▶ [WORK TO DO] Using the listing below, extract each line that has the word "this" in it.

▶ [PROVIDED INFORMATION]

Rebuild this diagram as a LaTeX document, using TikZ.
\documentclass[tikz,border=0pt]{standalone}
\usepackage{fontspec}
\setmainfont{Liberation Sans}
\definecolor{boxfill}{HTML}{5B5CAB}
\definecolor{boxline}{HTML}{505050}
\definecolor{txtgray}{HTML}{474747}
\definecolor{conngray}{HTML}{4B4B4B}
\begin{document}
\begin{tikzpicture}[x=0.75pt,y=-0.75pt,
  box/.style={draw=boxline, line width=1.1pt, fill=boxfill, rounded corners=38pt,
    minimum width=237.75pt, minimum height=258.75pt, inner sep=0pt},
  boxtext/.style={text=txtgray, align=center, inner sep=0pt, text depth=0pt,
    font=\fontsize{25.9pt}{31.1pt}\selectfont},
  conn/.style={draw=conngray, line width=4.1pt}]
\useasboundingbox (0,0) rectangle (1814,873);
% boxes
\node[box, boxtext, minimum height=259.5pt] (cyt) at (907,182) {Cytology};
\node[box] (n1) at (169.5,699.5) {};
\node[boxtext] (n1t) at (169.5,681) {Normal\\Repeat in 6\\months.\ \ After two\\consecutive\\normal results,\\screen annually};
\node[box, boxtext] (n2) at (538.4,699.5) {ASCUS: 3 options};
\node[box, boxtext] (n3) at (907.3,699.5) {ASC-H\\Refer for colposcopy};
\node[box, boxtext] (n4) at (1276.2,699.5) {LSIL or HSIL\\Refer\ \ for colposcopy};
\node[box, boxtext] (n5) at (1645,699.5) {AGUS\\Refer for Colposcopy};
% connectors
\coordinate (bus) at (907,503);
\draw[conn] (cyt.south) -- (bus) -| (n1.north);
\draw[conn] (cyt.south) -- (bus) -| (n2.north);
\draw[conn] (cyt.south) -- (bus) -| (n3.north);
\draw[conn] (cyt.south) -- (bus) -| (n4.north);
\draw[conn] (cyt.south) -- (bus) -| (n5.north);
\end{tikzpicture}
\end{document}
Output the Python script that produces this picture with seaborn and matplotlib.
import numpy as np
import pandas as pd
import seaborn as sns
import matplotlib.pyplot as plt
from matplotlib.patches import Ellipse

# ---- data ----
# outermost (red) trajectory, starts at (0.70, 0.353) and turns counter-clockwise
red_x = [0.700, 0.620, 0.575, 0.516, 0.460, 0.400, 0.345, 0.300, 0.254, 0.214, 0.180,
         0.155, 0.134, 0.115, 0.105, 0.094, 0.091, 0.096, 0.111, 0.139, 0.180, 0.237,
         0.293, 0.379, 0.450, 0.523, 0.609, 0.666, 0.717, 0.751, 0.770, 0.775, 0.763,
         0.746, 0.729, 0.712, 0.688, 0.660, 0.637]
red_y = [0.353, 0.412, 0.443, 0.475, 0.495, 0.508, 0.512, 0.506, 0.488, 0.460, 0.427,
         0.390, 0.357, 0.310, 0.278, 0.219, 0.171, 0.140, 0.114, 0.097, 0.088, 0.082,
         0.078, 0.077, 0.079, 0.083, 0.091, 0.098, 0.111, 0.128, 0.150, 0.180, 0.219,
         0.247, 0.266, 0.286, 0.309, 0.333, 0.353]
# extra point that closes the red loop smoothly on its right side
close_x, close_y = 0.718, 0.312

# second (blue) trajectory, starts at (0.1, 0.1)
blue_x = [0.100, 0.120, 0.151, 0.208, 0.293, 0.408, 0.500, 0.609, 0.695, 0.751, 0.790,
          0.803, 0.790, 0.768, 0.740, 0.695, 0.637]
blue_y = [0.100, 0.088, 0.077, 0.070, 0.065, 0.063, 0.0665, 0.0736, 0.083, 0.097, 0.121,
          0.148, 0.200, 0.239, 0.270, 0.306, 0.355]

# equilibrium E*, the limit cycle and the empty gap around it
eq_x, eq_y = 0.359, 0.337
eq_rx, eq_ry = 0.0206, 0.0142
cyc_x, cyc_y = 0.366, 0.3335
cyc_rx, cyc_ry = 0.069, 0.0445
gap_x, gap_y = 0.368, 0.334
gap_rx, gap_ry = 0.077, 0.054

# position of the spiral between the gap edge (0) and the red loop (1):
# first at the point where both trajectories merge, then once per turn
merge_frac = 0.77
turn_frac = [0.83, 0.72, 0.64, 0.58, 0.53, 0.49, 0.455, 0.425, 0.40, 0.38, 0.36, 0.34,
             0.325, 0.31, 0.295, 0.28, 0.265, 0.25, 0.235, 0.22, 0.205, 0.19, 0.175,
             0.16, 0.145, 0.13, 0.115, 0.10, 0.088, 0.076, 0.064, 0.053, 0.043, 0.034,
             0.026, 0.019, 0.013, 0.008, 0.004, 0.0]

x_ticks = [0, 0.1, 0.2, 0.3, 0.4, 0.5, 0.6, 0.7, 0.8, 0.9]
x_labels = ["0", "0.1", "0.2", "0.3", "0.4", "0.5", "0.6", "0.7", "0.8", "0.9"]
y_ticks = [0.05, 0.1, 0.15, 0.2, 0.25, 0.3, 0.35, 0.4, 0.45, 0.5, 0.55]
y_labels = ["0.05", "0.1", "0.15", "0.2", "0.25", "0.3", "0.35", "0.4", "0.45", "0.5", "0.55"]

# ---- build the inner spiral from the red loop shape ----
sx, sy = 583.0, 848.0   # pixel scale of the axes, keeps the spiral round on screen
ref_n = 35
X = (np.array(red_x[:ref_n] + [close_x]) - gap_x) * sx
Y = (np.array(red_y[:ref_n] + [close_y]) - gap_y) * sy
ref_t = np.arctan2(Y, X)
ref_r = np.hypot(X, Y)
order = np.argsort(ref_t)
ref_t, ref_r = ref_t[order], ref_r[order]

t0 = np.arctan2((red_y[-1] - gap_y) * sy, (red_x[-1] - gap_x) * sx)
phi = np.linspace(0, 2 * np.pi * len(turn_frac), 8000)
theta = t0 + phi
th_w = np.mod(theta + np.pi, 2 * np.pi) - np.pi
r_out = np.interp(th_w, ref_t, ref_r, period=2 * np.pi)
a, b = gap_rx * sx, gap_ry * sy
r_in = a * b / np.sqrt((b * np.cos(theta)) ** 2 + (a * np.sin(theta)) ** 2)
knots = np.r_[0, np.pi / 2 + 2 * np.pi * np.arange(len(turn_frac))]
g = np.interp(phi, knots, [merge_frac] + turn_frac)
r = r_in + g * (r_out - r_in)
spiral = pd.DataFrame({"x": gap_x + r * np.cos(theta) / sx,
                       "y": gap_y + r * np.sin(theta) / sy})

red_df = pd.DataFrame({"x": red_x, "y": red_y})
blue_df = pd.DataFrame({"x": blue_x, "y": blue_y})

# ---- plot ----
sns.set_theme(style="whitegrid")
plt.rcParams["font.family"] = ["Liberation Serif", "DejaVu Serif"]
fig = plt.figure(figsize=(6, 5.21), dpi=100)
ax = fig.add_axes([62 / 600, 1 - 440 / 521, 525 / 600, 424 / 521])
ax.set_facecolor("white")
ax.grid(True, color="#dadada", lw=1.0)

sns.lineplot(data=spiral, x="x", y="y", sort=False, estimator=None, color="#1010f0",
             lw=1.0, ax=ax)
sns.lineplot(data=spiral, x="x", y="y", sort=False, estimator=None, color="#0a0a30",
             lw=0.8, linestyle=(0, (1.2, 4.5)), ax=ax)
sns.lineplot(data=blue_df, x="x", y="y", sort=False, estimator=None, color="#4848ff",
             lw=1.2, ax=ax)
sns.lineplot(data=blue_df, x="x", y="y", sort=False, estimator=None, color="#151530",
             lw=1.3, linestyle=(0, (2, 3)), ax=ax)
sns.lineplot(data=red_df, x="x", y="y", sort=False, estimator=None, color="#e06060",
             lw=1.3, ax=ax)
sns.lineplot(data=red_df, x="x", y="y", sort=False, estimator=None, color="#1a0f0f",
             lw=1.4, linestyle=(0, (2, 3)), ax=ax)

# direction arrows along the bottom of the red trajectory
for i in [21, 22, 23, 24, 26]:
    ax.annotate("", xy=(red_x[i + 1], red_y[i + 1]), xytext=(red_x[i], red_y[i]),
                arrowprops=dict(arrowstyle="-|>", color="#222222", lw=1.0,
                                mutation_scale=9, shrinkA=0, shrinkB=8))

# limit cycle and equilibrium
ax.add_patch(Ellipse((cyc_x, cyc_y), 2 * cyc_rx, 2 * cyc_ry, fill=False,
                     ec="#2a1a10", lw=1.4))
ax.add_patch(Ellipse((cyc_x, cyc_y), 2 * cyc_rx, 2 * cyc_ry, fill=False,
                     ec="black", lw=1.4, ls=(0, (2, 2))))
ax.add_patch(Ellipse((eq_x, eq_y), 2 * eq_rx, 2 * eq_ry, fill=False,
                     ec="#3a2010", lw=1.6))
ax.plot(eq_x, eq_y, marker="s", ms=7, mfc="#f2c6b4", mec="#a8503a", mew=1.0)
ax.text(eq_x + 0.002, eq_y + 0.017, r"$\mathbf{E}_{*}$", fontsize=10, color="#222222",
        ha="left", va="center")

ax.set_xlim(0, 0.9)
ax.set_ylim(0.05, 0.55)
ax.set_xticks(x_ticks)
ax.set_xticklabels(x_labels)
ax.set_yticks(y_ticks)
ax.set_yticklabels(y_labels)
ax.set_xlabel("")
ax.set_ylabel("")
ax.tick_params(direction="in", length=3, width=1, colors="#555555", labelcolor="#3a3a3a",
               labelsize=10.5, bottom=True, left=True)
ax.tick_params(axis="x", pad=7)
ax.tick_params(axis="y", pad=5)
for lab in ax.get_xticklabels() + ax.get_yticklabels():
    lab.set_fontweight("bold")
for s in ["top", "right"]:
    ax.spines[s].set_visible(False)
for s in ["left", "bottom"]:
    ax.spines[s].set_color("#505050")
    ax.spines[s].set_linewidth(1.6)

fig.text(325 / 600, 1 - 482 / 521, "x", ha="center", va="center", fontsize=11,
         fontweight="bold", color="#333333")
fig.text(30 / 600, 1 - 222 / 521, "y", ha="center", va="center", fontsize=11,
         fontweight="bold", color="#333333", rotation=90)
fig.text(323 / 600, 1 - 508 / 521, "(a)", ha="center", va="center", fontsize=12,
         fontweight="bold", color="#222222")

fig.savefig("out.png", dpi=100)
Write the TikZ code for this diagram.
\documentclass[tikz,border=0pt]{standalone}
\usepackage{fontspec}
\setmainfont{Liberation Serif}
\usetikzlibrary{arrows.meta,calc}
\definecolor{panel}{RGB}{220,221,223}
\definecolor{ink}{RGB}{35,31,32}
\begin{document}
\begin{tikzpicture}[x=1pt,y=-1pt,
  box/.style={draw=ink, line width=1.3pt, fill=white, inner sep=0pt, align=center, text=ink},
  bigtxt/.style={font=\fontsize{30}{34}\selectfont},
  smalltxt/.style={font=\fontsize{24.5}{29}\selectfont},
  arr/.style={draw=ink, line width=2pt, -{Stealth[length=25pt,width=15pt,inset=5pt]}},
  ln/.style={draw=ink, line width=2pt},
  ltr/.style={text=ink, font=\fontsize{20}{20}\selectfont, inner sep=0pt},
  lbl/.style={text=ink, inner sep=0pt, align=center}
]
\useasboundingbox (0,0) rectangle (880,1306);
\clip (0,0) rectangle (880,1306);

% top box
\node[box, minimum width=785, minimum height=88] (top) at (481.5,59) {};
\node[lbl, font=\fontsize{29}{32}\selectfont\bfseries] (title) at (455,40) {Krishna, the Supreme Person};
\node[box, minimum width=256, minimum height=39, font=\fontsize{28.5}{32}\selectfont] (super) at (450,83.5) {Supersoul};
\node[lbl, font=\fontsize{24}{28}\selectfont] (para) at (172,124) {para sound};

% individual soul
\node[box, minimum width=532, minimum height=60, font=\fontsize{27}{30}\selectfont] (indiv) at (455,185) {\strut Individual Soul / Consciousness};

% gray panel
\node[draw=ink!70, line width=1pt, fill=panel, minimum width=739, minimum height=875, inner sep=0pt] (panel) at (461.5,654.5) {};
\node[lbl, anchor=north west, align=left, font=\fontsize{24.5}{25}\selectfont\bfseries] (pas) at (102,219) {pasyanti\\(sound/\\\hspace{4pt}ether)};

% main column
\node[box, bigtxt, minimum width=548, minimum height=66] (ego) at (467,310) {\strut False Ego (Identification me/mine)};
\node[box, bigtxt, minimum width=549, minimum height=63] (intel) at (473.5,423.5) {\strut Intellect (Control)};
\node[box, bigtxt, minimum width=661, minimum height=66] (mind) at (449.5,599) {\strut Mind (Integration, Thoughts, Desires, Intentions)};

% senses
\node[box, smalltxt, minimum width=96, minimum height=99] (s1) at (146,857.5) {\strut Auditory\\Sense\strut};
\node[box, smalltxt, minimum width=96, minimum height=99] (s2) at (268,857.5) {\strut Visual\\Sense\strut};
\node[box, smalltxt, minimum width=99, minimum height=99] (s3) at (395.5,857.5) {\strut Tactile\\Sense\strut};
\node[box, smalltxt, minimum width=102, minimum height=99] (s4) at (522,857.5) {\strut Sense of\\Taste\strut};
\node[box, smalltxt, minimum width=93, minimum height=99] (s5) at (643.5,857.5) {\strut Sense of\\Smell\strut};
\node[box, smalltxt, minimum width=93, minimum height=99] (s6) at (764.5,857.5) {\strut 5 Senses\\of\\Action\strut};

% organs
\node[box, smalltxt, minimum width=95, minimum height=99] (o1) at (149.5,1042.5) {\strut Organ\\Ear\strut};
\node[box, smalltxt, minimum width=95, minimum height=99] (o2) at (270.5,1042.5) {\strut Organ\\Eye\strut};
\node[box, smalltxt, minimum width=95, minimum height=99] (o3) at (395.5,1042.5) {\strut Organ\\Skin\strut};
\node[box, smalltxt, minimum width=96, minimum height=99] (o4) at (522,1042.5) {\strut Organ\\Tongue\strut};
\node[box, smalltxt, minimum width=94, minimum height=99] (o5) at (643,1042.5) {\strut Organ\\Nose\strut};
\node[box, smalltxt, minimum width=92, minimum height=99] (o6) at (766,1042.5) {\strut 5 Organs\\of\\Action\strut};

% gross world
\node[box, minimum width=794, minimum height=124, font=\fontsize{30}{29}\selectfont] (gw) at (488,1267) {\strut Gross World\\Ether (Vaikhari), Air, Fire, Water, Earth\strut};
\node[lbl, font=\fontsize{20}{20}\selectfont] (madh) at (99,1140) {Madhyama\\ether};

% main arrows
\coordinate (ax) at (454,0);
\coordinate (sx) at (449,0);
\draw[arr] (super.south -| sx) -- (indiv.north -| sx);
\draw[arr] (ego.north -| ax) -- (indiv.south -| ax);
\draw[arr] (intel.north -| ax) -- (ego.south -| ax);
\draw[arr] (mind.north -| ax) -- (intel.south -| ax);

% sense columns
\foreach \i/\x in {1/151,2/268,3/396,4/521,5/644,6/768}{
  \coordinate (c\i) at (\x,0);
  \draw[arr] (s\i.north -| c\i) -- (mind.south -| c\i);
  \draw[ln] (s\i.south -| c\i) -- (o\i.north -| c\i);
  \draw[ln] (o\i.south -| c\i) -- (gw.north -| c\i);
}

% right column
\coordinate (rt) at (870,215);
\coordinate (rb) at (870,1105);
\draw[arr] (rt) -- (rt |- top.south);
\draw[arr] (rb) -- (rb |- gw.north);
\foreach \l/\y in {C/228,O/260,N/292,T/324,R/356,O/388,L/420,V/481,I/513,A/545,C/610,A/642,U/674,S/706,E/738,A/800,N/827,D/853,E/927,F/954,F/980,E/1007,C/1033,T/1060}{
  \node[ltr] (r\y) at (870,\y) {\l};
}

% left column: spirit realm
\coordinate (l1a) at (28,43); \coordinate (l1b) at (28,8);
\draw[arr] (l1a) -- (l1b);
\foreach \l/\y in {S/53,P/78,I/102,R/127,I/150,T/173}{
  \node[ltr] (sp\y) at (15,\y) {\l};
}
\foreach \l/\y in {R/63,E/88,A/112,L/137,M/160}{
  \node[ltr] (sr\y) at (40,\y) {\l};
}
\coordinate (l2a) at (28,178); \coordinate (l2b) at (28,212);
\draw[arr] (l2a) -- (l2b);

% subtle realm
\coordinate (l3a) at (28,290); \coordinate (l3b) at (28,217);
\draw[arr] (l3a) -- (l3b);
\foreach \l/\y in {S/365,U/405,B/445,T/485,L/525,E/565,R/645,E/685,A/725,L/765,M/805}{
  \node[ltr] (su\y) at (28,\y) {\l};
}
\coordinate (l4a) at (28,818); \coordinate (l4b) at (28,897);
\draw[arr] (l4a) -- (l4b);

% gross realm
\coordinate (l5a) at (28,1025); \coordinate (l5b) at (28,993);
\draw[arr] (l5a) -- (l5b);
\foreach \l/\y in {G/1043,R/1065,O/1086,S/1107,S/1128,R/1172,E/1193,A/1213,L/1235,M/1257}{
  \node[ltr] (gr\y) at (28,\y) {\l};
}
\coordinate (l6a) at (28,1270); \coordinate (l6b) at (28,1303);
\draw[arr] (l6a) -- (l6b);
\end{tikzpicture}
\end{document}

▶ [ANSWER IN FULL]
Rebuild this diagram as a LaTeX document, using TikZ.
Output the Python script that produces this picture with seaborn and matplotlib.
Write the TikZ code for this diagram.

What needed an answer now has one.